Column: Attack on Barrio, Ghetto Units Helps Explain Rising Alienation
In the barrios and ghettos the word “repression” is heard these days.
“Repression” is an ugly word. Those who don’t live in the barrio and ghettos must wonder how people who do live in them can use such a word about the attitude of “the Establishment.”
A report compiled by Los Angeles City Council President John S. Gibson Jr. and Councilman Arthur K. Snyder may help explain. For the report seems calculated to destroy some community organizations devoted to improving conditions for Mexican-Americans and Negroes.
As public officials the councilmen have the right, nay, the obligation, to probe public-funded organizations to ascertain whether they’re doing their job.
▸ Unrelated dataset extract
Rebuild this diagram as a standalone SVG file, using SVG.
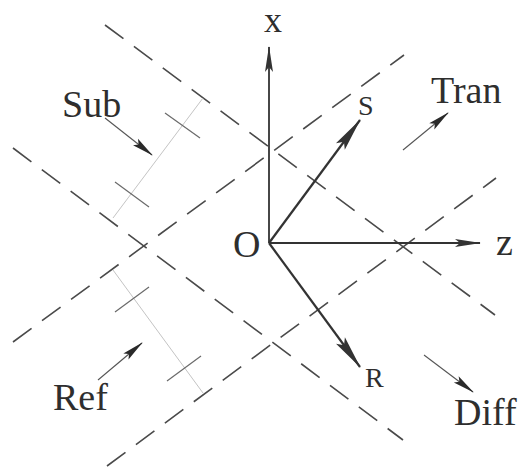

But the way it’s done is of the utmost importance if any semblance of understanding by the establishment for the barrio and ghetto people is to remain.
The 50-page report is, in its own words, “a sampling of federally funded agencies aiding and abetting militant individuals and groups.” The guilty parties, say the councilmen, include the Western Center on Law and Poverty, Neighborhood Adult Participation Project (NAPP), Social Action Training Center, Teen Post Summer Project, and Education Opportunities Project (EOP).
The material, which includes not only confidential police reports but intra-police department correspondence, could be highly damaging to the organizations and their directors.
The report is directed to the Los Angeles Chamber of Commerce which was sponsoring a “leadership trip” to Washington. In a cover letter to J. Donald Hanauer, chamber general manager, Gibson writes in part: “I will appreciate your reviewing the material and if possible present same to the proper officials in the federal government.”
In a letter by Snyder included in the report, the councilman ends it in this manner: “Any assistance that can be given in the termination of the NAPP program will be to the benefit of Los Angeles and to the benefit of the people of the United States of America.”
Snyder accuses NAPP of “diverting their energies into creating ‘revolutionary change’” and, continues the letter, “in support of my opinions, I have attached 10 exhibits in the form of documents.” “Document” four concerns “summary of criminal and subversive backgrounds of NAPP salaried leadership from the same agency.”
The report marked “confidential” notes that Opal C. Jones, NAPP executive director, has no Los Angeles police department criminal record but adds that on Feb. 28, 1964, Mrs. Jones, “received laudatory comment in the West Coast Communist newspaper, “People’s World,” following her participation as a panelist at a Los Angeles high School forum on youth.”
One can only ask: Can Mrs. Jones control what the People’s World writes?
The report also notes that Bill Watkins, NAPP assistance directory, has no Los Angeles police department criminal record but that on January, 1969, “The name ‘Bill Watkins’ (was) found in the personal notebook of a female student arrested during San Fernando Valley State College disruptions.” This smacks of McCarthyism.
“Document” six concerns a “political meeting at a NAPP center.” The document is a two-paragraph story from the Jan. 18 Highland Park News-Herald Journal which reads:
“The Neighborhood Adult Participation Project is sponsoring an informal discussion session with Congressman John V. Tunney on Tuesday, at 9:15 a.m. at their Lincoln Heights Center, 175 N. Main St.
“Ed Bonilla, NAPP director, said that Tunney is a candidate for the U.S. Senate and urged local residents to attend and “ask questions relative to our Mexican-American community.”
Snyder does not explain how this relates to his charge that NAPP is trying to create “revolutionary change.”
The report is full of innuendos, vague charges and the police records of some community organization leaders. The organizations attacked were set up to help the non-establishment barrio and ghetto people. In some cases, people with police records who have “straightend out” can do this best.
This report, however, will greatly inhibit — as it was intended to — people who know the barrio and ghetto well and really want to help.
And this report, and the attitude it represents, can only help push the moderates into militancy.